*To do*. Only the lines from the top of the listing below to the line that has "color='black', linewidth=1.6, zorder=3)" should be echoed, with both ends kept and pictures left out.

*Material*.

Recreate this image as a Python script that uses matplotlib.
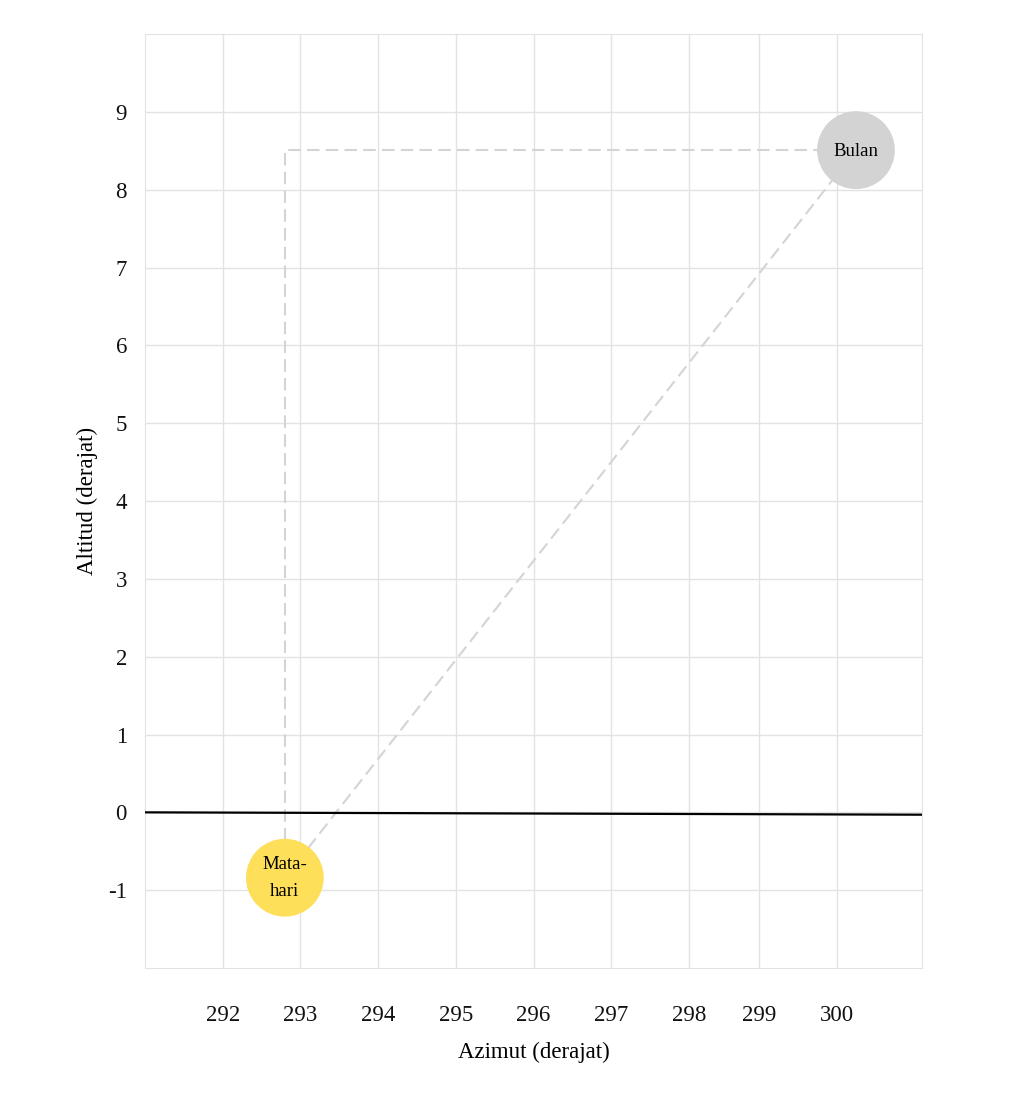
import numpy as np
import matplotlib.pyplot as plt
from matplotlib.patches import Circle

# datos de posición (grados)
sun_az, sun_alt = 292.8, -0.84
moon_az, moon_alt = 300.15, 8.51
body_radius = 0.5
horizon_az = [291, 301]
horizon_alt = [0.0, -0.03]

x_tick_pos = [292, 293, 294, 295, 296, 297, 298, 298.9, 299.9]
x_tick_labels = ['292', '293', '294', '295', '296', '297', '298', '299', '300']
y_ticks = [-1, 0, 1, 2, 3, 4, 5, 6, 7, 8, 9]

plt.rcParams['font.family'] = ['Liberation Serif', 'DejaVu Serif']
plt.rcParams['axes.unicode_minus'] = False

fig = plt.figure(figsize=(10.24, 10.96), dpi=100)
ax = fig.add_axes([0.1416, 0.1168, 0.7588, 0.852])
ax.set_xlim(291, 301)
ax.set_ylim(-2, 10)

# rejilla
ax.set_xticks(x_tick_pos)
ax.set_xticklabels(x_tick_labels)
ax.set_yticks(y_ticks)
ax.grid(True, color='#e3e3e3', linewidth=1)
ax.set_axisbelow(True)
for s in ax.spines.values():
    s.set_color('#e3e3e3')
ax.tick_params(length=0, labelsize=16.5, colors='#111111')
ax.tick_params(axis='x', pad=27)
ax.tick_params(axis='y', pad=13)

# horizonte
ax.plot(horizon_az, horizon_alt, color='black', linewidth=1.6, zorder=3)

# líneas guía
dash = dict(color='#d4d4d4', linewidth=1.5, dashes=(6, 3), zorder=2)
ax.plot([sun_az, sun_az, moon_az], [sun_alt, moon_alt, moon_alt], **dash)
ax.plot([sun_az, moon_az], [sun_alt, moon_alt], **dash)

# cuerpos
ax.add_patch(Circle((sun_az, sun_alt), body_radius,
                    facecolor='#fddf5a', edgecolor='none', zorder=4))
ax.add_patch(Circle((moon_az, moon_alt), body_radius,
                    facecolor='#d3d3d3', edgecolor='none', zorder=4))
ax.text(sun_az, sun_alt, 'Mata-\nhari', ha='center', va='center',
        fontsize=13.5, linespacing=1.75, zorder=5)
ax.text(moon_az, moon_alt - 0.02, 'Bulan', ha='center', va='center',
        fontsize=13.5, zorder=5)

ax.set_xlabel('Azimut (derajat)', fontsize=16.5, labelpad=11)
ax.set_ylabel('Altitud (derajat)', fontsize=16.5, labelpad=7)

fig.savefig('out.png', dpi=100)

*Answer to this exercise*.
Recreate this image as a Python script that uses matplotlib.
import numpy as np
import matplotlib.pyplot as plt
from matplotlib.patches import Circle

# datos de posición (grados)
sun_az, sun_alt = 292.8, -0.84
moon_az, moon_alt = 300.15, 8.51
body_radius = 0.5
horizon_az = [291, 301]
horizon_alt = [0.0, -0.03]

x_tick_pos = [292, 293, 294, 295, 296, 297, 298, 298.9, 299.9]
x_tick_labels = ['292', '293', '294', '295', '296', '297', '298', '299', '300']
y_ticks = [-1, 0, 1, 2, 3, 4, 5, 6, 7, 8, 9]

plt.rcParams['font.family'] = ['Liberation Serif', 'DejaVu Serif']
plt.rcParams['axes.unicode_minus'] = False

fig = plt.figure(figsize=(10.24, 10.96), dpi=100)
ax = fig.add_axes([0.1416, 0.1168, 0.7588, 0.852])
ax.set_xlim(291, 301)
ax.set_ylim(-2, 10)

# rejilla
ax.set_xticks(x_tick_pos)
ax.set_xticklabels(x_tick_labels)
ax.set_yticks(y_ticks)
ax.grid(True, color='#e3e3e3', linewidth=1)
ax.set_axisbelow(True)
for s in ax.spines.values():
    s.set_color('#e3e3e3')
ax.tick_params(length=0, labelsize=16.5, colors='#111111')
ax.tick_params(axis='x', pad=27)
ax.tick_params(axis='y', pad=13)

# horizonte
ax.plot(horizon_az, horizon_alt, color='black', linewidth=1.6, zorder=3)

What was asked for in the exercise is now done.